Local and foreign media Sunday whipped up opposition to an expected approval of another bureaucratic step for a previously announced building project in the southern Jerusalem neighborhood of Gilo.
The Jerusalem District Planning Commission this week is expected to approve the project, another step in a long bureaucratic process that still has long way to go before ground will be broken for 1,400 new units in the neighborhood.

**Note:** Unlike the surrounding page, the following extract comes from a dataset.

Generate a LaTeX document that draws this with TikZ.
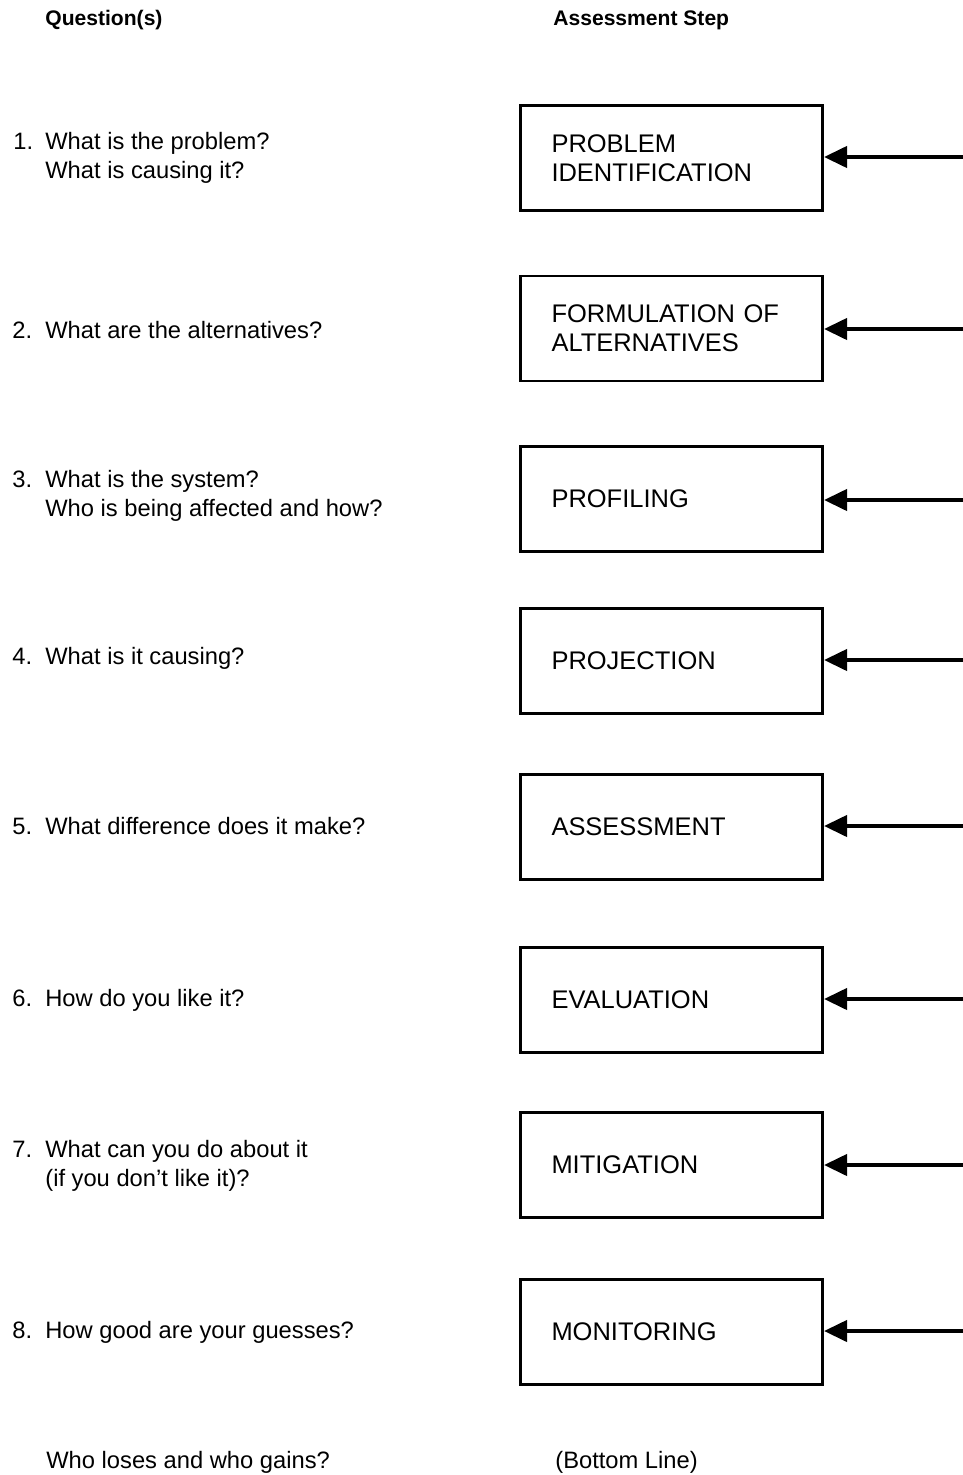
\documentclass[tikz,border=0pt]{standalone}
\usepackage{fontspec}
\setmainfont{Liberation Sans}
\usetikzlibrary{arrows.meta}

\begin{document}
\begin{tikzpicture}[
    stepbox/.style={draw, line width=1.7pt, minimum height=2.1cm, text width=4.8cm,
      inner xsep=0.62cm, align=left, font=\fontsize{14.5}{16.5}\selectfont},
    quest/.style={anchor=west, align=left, inner sep=0pt, font=\fontsize{13.5}{16.5}\selectfont},
    heading/.style={anchor=west, inner sep=0pt, font=\fontsize{12}{14}\selectfont\bfseries},
    feed/.style={line width=2.3pt, -{Triangle[length=0.46cm, width=0.42cm]}}
  ]
          \useasboundingbox (0,0) rectangle (19.26,-29.5);

          \node[heading] (hq) at (0.9,-0.4) {Question(s)};
          \node[heading] (hs) at (11.06,-0.4) {Assessment Step};

          \node[stepbox] (s1) at (13.43,-3.16) {PROBLEM\\IDENTIFICATION};
          \node[stepbox] (s2) at (13.43,-6.57) {FORMULATION OF\\ALTERNATIVES};
          \node[stepbox] (s3) at (13.43,-9.98) {PROFILING};
          \node[stepbox] (s4) at (13.43,-13.21) {PROJECTION};
          \node[stepbox] (s5) at (13.43,-16.54) {ASSESSMENT};
          \node[stepbox] (s6) at (13.43,-20.0) {EVALUATION};
          \node[stepbox] (s7) at (13.43,-23.3) {MITIGATION};
          \node[stepbox] (s8) at (13.43,-26.63) {MONITORING};

          \node[quest] (q1) at (0.26,-3.16) {\makebox[0.64cm][l]{1.}What is the problem?\\\hspace*{0.64cm}What is causing it?};
          \node[quest] (q2) at (0.24,-6.6) {\makebox[0.66cm][l]{2.}What are the alternatives?};
          \node[quest] (q3) at (0.24,-9.91) {\makebox[0.66cm][l]{3.}What is the system?\\\hspace*{0.66cm}Who is being affected and how?};
          \node[quest] (q4) at (0.24,-13.16) {\makebox[0.66cm][l]{4.}What is it causing?};
          \node[quest] (q5) at (0.24,-16.52) {\makebox[0.66cm][l]{5.}What difference does it make?};
          \node[quest] (q6) at (0.24,-20.0) {\makebox[0.66cm][l]{6.}How do you like it?};
          \node[quest] (q7) at (0.24,-23.32) {\makebox[0.66cm][l]{7.}What can you do about it\\\hspace*{0.66cm}(if you don't like it)?};
          \node[quest] (q8) at (0.24,-26.64) {\makebox[0.66cm][l]{8.}How good are your guesses?};

          \node[quest] (qb) at (0.92,-29.24) {Who loses and who gains?};
          \node[quest] (sb) at (11.1,-29.24) {(Bottom Line)};

          \coordinate (r1) at (19.26,-3.14);
          \coordinate (r2) at (19.26,-6.58);
          \coordinate (r3) at (19.26,-10.0);
          \coordinate (r4) at (19.26,-13.2);
          \coordinate (r5) at (19.26,-16.52);
          \coordinate (r6) at (19.26,-19.98);
          \coordinate (r7) at (19.26,-23.3);
          \coordinate (r8) at (19.26,-26.62);

          \draw[feed] (r1) -- (s1.east |- r1);
          \draw[feed] (r2) -- (s2.east |- r2);
          \draw[feed] (r3) -- (s3.east |- r3);
          \draw[feed] (r4) -- (s4.east |- r4);
          \draw[feed] (r5) -- (s5.east |- r5);
          \draw[feed] (r6) -- (s6.east |- r6);
          \draw[feed] (r7) -- (s7.east |- r7);
          \draw[feed] (r8) -- (s8.east |- r8);
        \end{tikzpicture}
\end{document}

Israel’s Haaretz newspaper, which promotes an almost daily campaign for the “peace process” and the elimination of a Jewish presence in United Jerusalem, Judea and Samaria, emphasized that previous permission for the development resulted in the “first in a series of clashes with the United States over Israeli construction” in what it calls “East Jerusalem.” The term refers to all of the land in Jerusalem that was restored to Israel in the Six-Day War in 1967. It includes areas in northern and southern Jerusalem as well as in the eastern part of the capital.
The French news agency AFP took the cue and, like Haaretz, quoted a left-wing Jerusalem city council member as saying, "This is a genuine takeover and it constitutes another nail on the coffin of the peace process," he added.

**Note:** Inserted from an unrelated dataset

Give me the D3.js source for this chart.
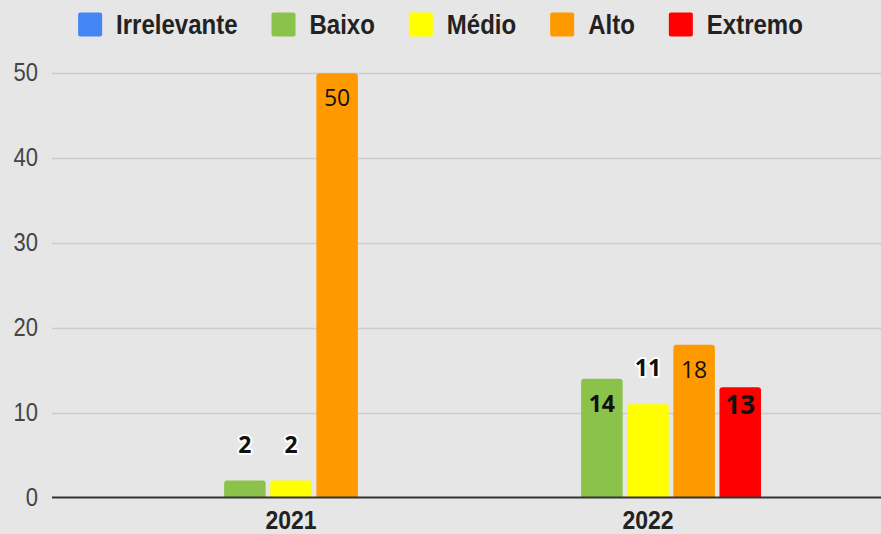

Unlike Haaretz, AFP made the effort to quote someone in favor the plan, who noted that Gilo is an integral part of Jerusalem. “There can be no argument in Israel over construction in that neighborhood," Elisha Peleg, a Likud city council member, told the news agency.
However, AFP told its readers that Gilo is a “settlement...near Bethlehem,” without noting that it is a contiguous neighborhood with the rest of Jerusalem.
Less than 10 years ago, Arab terrorists in Bethlehem sent Gilo residents into shell shock with massive daily rifle and missile attacks on the neighborhood, causing deaths, injuries and widespread damage.